Responsible Offshore Wind Requires Environmental Monitoring

We must research and monitor the first U.S. offshore wind projects to ensure we’re doing all we can to protect valuable marine resources and provide a trusted foundation for offshore wind energy’s future.

Credit: Chris Bentley, Flickr

Offshore wind is taking off along America’s coastlines, promising healthier air free of dangerous greenhouse gas emissions, as well as thousands of well-paying clean energy jobs. Yet even with its immense long-term benefits, offshore wind power, like any type of energy, poses risks to the environment it operates in. While we fight climate change, we can and must also avoid, minimize, and mitigate potential threats to ocean life by taking precautions when siting, constructing, and operating turbines, and committing to research and project monitoring to understand and protect our ocean wildlife. We need offshore wind—and we need to do it right.

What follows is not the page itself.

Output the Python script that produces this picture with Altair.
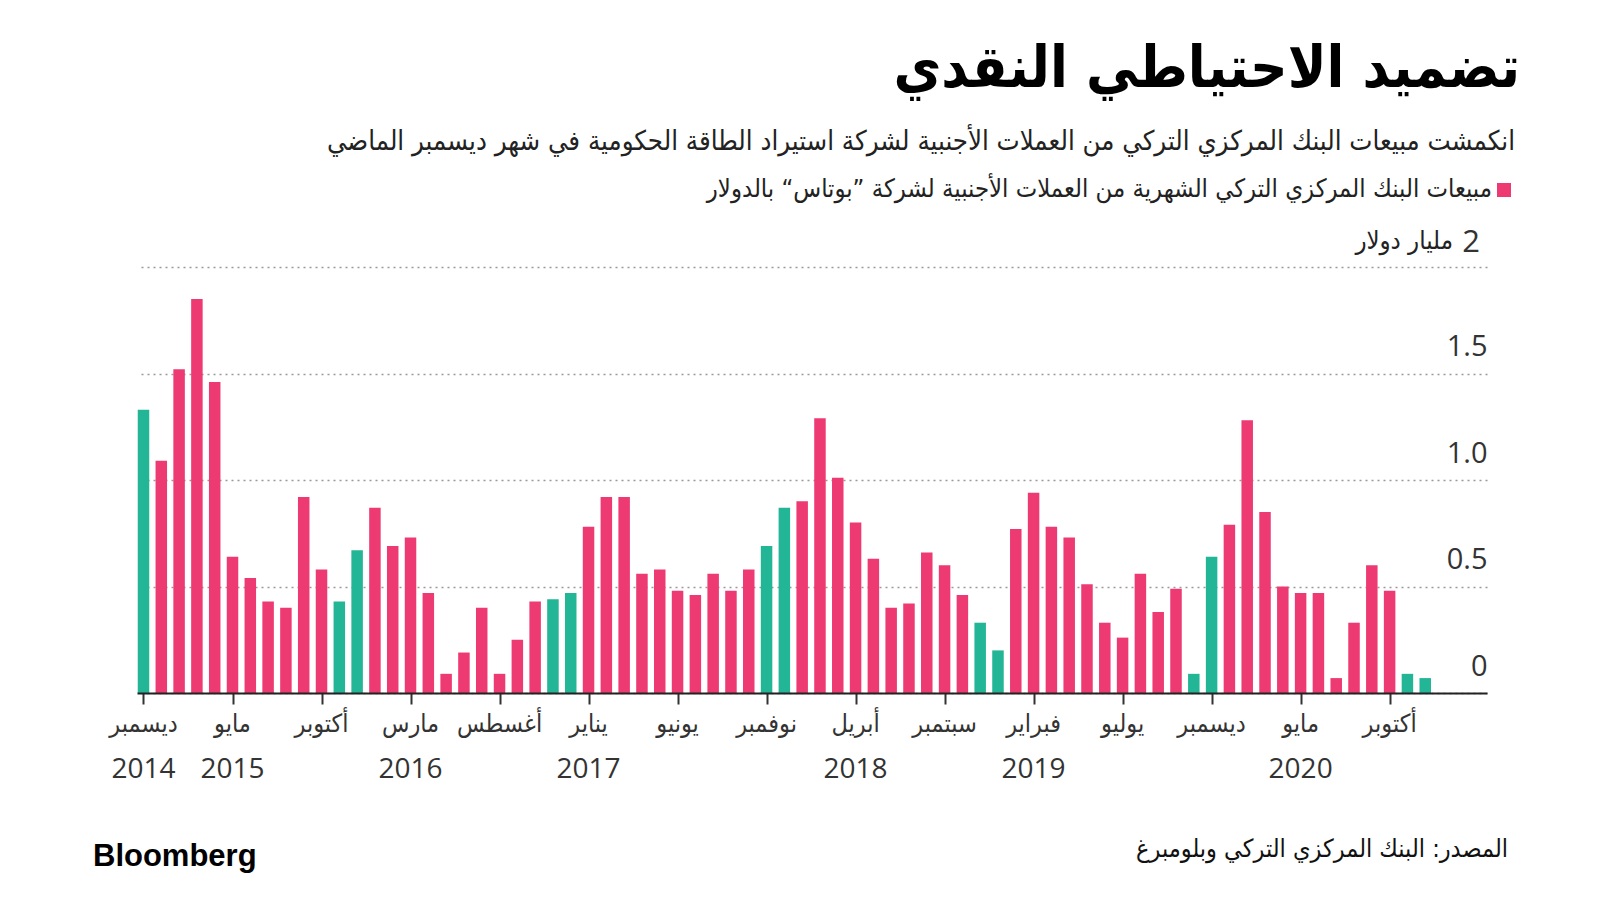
import altair as alt
import pandas as pd

# ---- data (Dec 2014 .. Dec 2020), billion USD ----
month_index = list(range(73))
sales = [1.33, 1.09, 1.52, 1.85, 1.46, 0.64, 0.54, 0.43, 0.40, 0.92,
         0.58, 0.43, 0.67, 0.87, 0.69, 0.73, 0.47, 0.09, 0.19, 0.40,
         0.09, 0.25, 0.43, 0.44, 0.47, 0.78, 0.92, 0.92, 0.56, 0.58,
         0.48, 0.46, 0.56, 0.48, 0.58, 0.69, 0.87, 0.90, 1.29, 1.01,
         0.80, 0.63, 0.40, 0.42, 0.66, 0.60, 0.46, 0.33, 0.20, 0.77,
         0.94, 0.78, 0.73, 0.51, 0.33, 0.26, 0.56, 0.38, 0.49, 0.09,
         0.64, 0.79, 1.28, 0.85, 0.50, 0.47, 0.47, 0.07, 0.33, 0.60,
         0.48, 0.09, 0.07]
# 1 = November / December bars (green)
highlight = [1, 0, 0, 0, 0, 0, 0, 0, 0, 0, 0, 1, 1, 0, 0, 0, 0, 0, 0, 0,
             0, 0, 0, 1, 1, 0, 0, 0, 0, 0, 0, 0, 0, 0, 0, 1, 1, 0, 0, 0,
             0, 0, 0, 0, 0, 0, 0, 1, 1, 0, 0, 0, 0, 0, 0, 0, 0, 0, 0, 1,
             1, 0, 0, 0, 0, 0, 0, 0, 0, 0, 0, 1, 1]

tick_index = [0, 5, 10, 15, 20, 25, 30, 35, 40, 45, 50, 55, 60, 65, 70]
tick_months = ["ديسمبر", "مايو", "أكتوبر", "مارس", "أغسطس", "يناير", "يونيو",
               "نوفمبر", "أبريل", "سبتمبر", "فبراير", "يوليو", "ديسمبر",
               "مايو", "أكتوبر"]
year_index = [0, 5, 15, 25, 40, 50, 65]
year_labels = ["2014", "2015", "2016", "2017", "2018", "2019", "2020"]
y_ticks = [0, 0.5, 1.0, 1.5, 2.0]

title_text = "تضميد الاحتياطي النقدي"
subtitle_text = "انكمشت مبيعات البنك المركزي التركي من العملات الأجنبية لشركة استيراد الطاقة الحكومية في شهر ديسمبر الماضي"
legend_text = "مبيعات البنك المركزي التركي الشهرية من العملات الأجنبية لشركة ”بوتاس“ بالدولار"
unit_text = "مليار دولار"
source_text = "المصدر: البنك المركزي التركي وبلومبرغ"

PINK = "#ee3a73"
GREEN = "#22b596"
AR_FONT = "DejaVu Sans Condensed, DejaVu Sans"
NUM_FONT = "Open Sans"

df = pd.DataFrame({"i": month_index, "v": sales,
                   "h": ["g" if h else "p" for h in highlight]})

xscale = alt.Scale(domain=[-0.365, 75.47], nice=False, zero=False, padding=0)
yscale = alt.Scale(domain=[0, 2], nice=False, padding=0)
x_axis = alt.Axis(values=tick_index, labels=False, grid=False, title=None,
                  domainColor="#222", domainWidth=2, tickColor="#333",
                  tickWidth=2, tickSize=11, zindex=1)

bars = alt.Chart(df).mark_bar(size=11.5).encode(
    x=alt.X("i:Q", scale=xscale, axis=x_axis),
    y=alt.Y("v:Q", scale=yscale,
            axis=alt.Axis(orient="right", values=y_ticks, title=None, domain=False,
                          ticks=False, tickSize=0, grid=True, gridDash=[2, 4],
                          gridColor="#9a9a9a", gridWidth=1.5,
                          labelExpr="datum.value == 2 ? '' : (datum.value == 0 ? '0' : format(datum.value, '.1f'))",
                          labelAlign="right", labelPadding=0, labelBaseline="alphabetic",
                          labelOffset=-18, labelFontSize=29, labelFont=NUM_FONT,
                          labelColor="#333")),
    color=alt.Color("h:N", scale=alt.Scale(domain=["p", "g"], range=[PINK, GREEN]),
                    legend=None),
)

months = alt.Chart(pd.DataFrame({"i": tick_index, "m": tick_months})).mark_text(
    font=AR_FONT, fontSize=25, color="#333", align="center", baseline="alphabetic"
).encode(x=alt.X("i:Q", scale=xscale, axis=x_axis), y=alt.value(465), text="m:N")

years = alt.Chart(pd.DataFrame({"i": year_index, "yr": year_labels})).mark_text(
    font=NUM_FONT, fontSize=28, color="#333", align="center", baseline="alphabetic"
).encode(x=alt.X("i:Q", scale=xscale, axis=x_axis), y=alt.value(511), text="yr:N")


def label(text, x, y, size, font=AR_FONT, weight="normal", color="#222", align="right"):
    return alt.Chart(alt.Data(values=[{}])).mark_text(
        font=font, fontSize=size, fontWeight=weight, color=color, align=align,
        baseline="alphabetic"
    ).encode(x=alt.value(x), y=alt.value(y), text=alt.value(text))


title = label(title_text, 1383, -180, 58, weight="bold", color="#000")
subtitle = label(subtitle_text, 1378, -117, 27.3, color="#222")
legend_lbl = label(legend_text, 1355, -70, 25.4, color="#222")
legend_sq = alt.Chart(alt.Data(values=[{}])).mark_rect(color=PINK).encode(
    x=alt.value(1360), x2=alt.value(1374), y=alt.value(-84), y2=alt.value(-70))
unit_lbl = label(unit_text, 1316, -18, 25.5, color="#222")
two_lbl = label("2", 1343, -15, 31, font=NUM_FONT, color="#333")
source = label(source_text, 1371, 590, 25, color="#111")
logo = label("Bloomberg", -44, 599, 31, font="Liberation Sans", weight="bold",
             color="#000", align="left")

chart = alt.layer(
    bars, months, years, title, subtitle, legend_lbl, legend_sq, unit_lbl,
    two_lbl, source, logo
).properties(
    width=1350, height=426,
    padding={"left": 129, "top": 259, "right": 105, "bottom": 190},
    autosize=alt.AutoSizeParams(type="none"),
    background="white",
).configure_view(stroke=None)

chart.save("out.html", embed_options={"renderer": "svg", "actions": False})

As with anything new, you find out as much as you can first, and then learn as you go. If you’re driving somewhere new, you’ll probably use a map or GPS to direct you, but you’re also looking around more carefully as you’re driving and making mental notes for the next trip. And so it’s also critical to do the right research and to monitor the impacts of these first commercial-scale projects in U.S. waters so that we can advise our offshore wind future.

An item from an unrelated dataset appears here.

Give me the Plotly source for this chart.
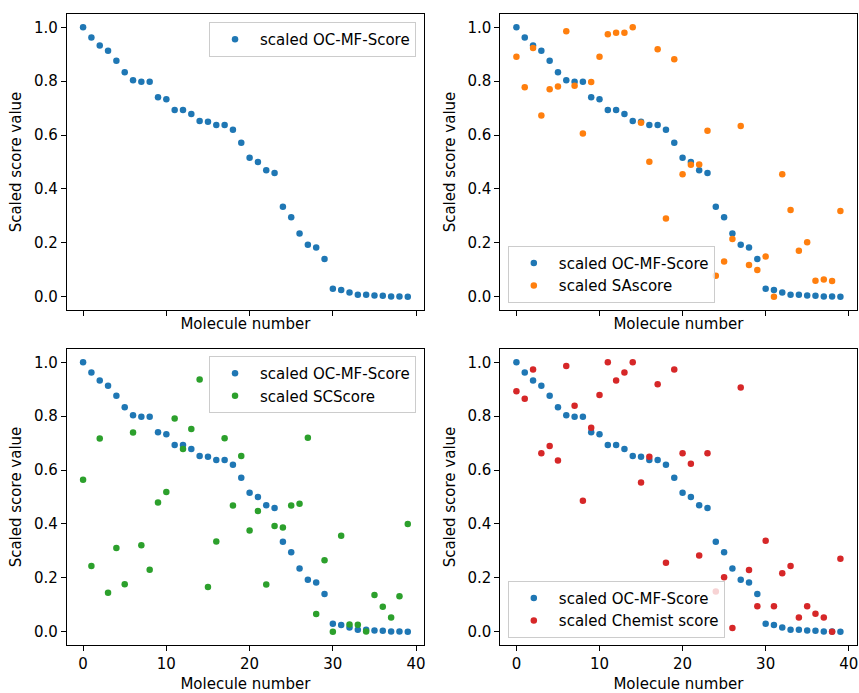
import plotly.graph_objects as go

molecule = list(range(40))

oc_mf = [1.0, 0.962, 0.932, 0.913, 0.876, 0.833, 0.803, 0.798, 0.798, 0.740,
         0.733, 0.693, 0.693, 0.678, 0.652, 0.649, 0.637, 0.637, 0.620, 0.571,
         0.516, 0.500, 0.469, 0.459, 0.334, 0.295, 0.235, 0.193, 0.183, 0.140,
         0.030, 0.025, 0.016, 0.007, 0.007, 0.005, 0.004, 0.001, 0.001, 0.0]

sa_score = [0.891, 0.777, 0.923, 0.673, 0.770, 0.780, 0.985, 0.783, 0.606, 0.797,
            0.891, 0.974, 0.980, 0.980, 1.0, 0.646, 0.501, 0.918, 0.290, 0.881,
            0.455, 0.490, 0.491, 0.616, 0.078, 0.131, 0.214, 0.634, 0.118, 0.099,
            0.149, 0.0, 0.455, 0.322, 0.171, 0.202, 0.059, 0.064, 0.058, 0.318]

sc_score = [0.564, 0.244, 0.717, 0.145, 0.311, 0.176, 0.739, 0.321, 0.230, 0.480,
            0.519, 0.791, 0.678, 0.752, 0.936, 0.166, 0.335, 0.718, 0.468, 0.652,
            0.376, 0.448, 0.175, 0.392, 0.387, 0.468, 0.475, 0.720, 0.066, 0.265,
            0.0, 0.356, 0.027, 0.026, 0.001, 0.136, 0.093, 0.053, 0.132, 0.400]

chemist = [0.892, 0.865, 0.973, 0.662, 0.689, 0.635, 0.986, 0.839, 0.486, 0.757,
           0.879, 1.0, 0.932, 0.962, 1.0, 0.554, 0.649, 0.918, 0.256, 0.973,
           0.662, 0.623, 0.283, 0.662, 0.149, 0.202, 0.014, 0.906, 0.229, 0.095,
           0.338, 0.095, 0.217, 0.244, 0.053, 0.095, 0.067, 0.053, 0.0, 0.271]

x_ticks = [0, 10, 20, 30, 40]
y_ticks = [0.0, 0.2, 0.4, 0.6, 0.8, 1.0]
y_tick_labels = ["0.0", "0.2", "0.4", "0.6", "0.8", "1.0"]

BLUE, ORANGE, GREEN, RED = "#1f77b4", "#ff7f0e", "#2ca02c", "#d62728"
FONT = "DejaVu Sans"
FS = 15
MS = 6.5

W, H = 859, 693

fig = go.Figure()

panels = [
    ("x", "y", "legend", None),
    ("x2", "y2", "legend2", ("scaled SAscore", sa_score, ORANGE)),
    ("x3", "y3", "legend3", ("scaled SCScore", sc_score, GREEN)),
    ("x4", "y4", "legend4", ("scaled Chemist score", chemist, RED)),
]

for xa, ya, lg, extra in panels:
    fig.add_trace(go.Scatter(
        x=molecule, y=oc_mf, mode="markers", name="scaled OC-MF-Score",
        marker=dict(color=BLUE, size=MS), xaxis=xa, yaxis=ya, legend=lg,
        showlegend=True))
    if extra is not None:
        name, vals, col = extra
        fig.add_trace(go.Scatter(
            x=molecule, y=vals, mode="markers", name=name,
            marker=dict(color=col, size=MS), xaxis=xa, yaxis=ya, legend=lg,
            showlegend=True))

xl = [67 / W, 425 / W]
xr = [501.4 / W, 858.6 / W]
yt = [1 - 310.2 / H, 1 - 13.8 / H]
yb = [1 - 645.2 / H, 1 - 348.8 / H]

axis_common = dict(showline=True, linecolor="black", linewidth=0.9, mirror=True,
                   ticks="outside", ticklen=5, tickwidth=0.9, tickcolor="black",
                   showgrid=False, zeroline=False,
                   tickfont=dict(family=FONT, size=FS, color="black"))

def xaxis(domain, anchor, labels):
    return dict(axis_common, domain=domain, anchor=anchor, range=[-1.95, 40.95],
                tickvals=x_ticks, showticklabels=labels,
                title=dict(text="Molecule number", font=dict(family=FONT, size=FS, color="black"),
                           standoff=3 if not labels else 6))

def yaxis(domain, anchor):
    return dict(axis_common, domain=domain, anchor=anchor, range=[-0.05, 1.05],
                tickvals=y_ticks, ticktext=y_tick_labels,
                title=dict(text="Scaled score value", font=dict(family=FONT, size=FS, color="black"),
                           standoff=8))

legend_common = dict(bgcolor="rgba(255,255,255,0.8)", bordercolor="#cccccc", borderwidth=1,
                     font=dict(family=FONT, size=FS, color="black"), traceorder="normal",
                     tracegroupgap=0, itemsizing="trace", itemwidth=40)

fig.update_layout(
    width=W, height=H,
    margin=dict(l=0, r=0, t=0, b=0),
    paper_bgcolor="white", plot_bgcolor="white",
    font=dict(family=FONT, size=FS, color="black"),
    xaxis=xaxis(xl, "y", False),
    yaxis=yaxis(yt, "x"),
    xaxis2=xaxis(xr, "y2", False),
    yaxis2=yaxis(yt, "x2"),
    xaxis3=xaxis(xl, "y3", True),
    yaxis3=yaxis(yb, "x3"),
    xaxis4=xaxis(xr, "y4", True),
    yaxis4=yaxis(yb, "x4"),
    legend=dict(legend_common, x=417 / W, y=1 - 22 / H, xanchor="right", yanchor="top"),
    legend2=dict(legend_common, x=509 / W, y=1 - 302.7 / H, xanchor="left", yanchor="bottom"),
    legend3=dict(legend_common, x=417 / W, y=1 - 356 / H, xanchor="right", yanchor="top"),
    legend4=dict(legend_common, x=509 / W, y=1 - 637.7 / H, xanchor="left", yanchor="bottom"),
)

fig.write_html("out.html")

Responsibly developing offshore wind relies on growing our understanding of the potential impacts of offshore wind development on marine and coastal resources, and the effectiveness of mitigation technologies. Better data means industry can identify and address relevant environmental concerns most productively.

 

NRDC worked with other environmental groups to develop “Baseline Data Collection and Environmental Monitoring of Offshore Wind Projects.” We urge comprehensive environmental monitoring of offshore wind project sites so that work advances in a way that is protective of our valuable marine resources, enables adaptive management, and provides a trusted foundation for offshore wind energy’s future. Each approved offshore wind Construction and Operations Plan should incorporate a strong plan to monitor the interactions of an area’s wildlife populations and oceanographic conditions before, during, and after project construction to help explain whether and how an offshore wind project impacts its surrounding environment. This work is needed at the project level, but also regionally, and should be coordinated with state and regional scientific efforts to ensure results from individual lease areas can be interpreted within the regional context necessary to address questions related to cumulative impacts across species’ geographic range.

Offshore wind farms are predicted to generate approximately 22 GW—enough to power more than 10 million homes—along the U.S. Atlantic Coast alone within the next decade. Looking at the full scale of offshore wind development reinforces how it’s more important than ever to ensure that wind projects adequately protect the ocean resources we rely on for food, jobs, and recreation. And developing responsibly means prioritizing learning how to build offshore wind with less and less impact as we go.

The Bureau of Ocean Energy Management should be requiring strong comprehensive monitoring plans, but if the federal government won’t lead the way, developers and state agencies will need to step up to ensure robust environmental monitoring of offshore wind technologies. The future of offshore wind – and our valuable and vulnerable wildlife – relies on it.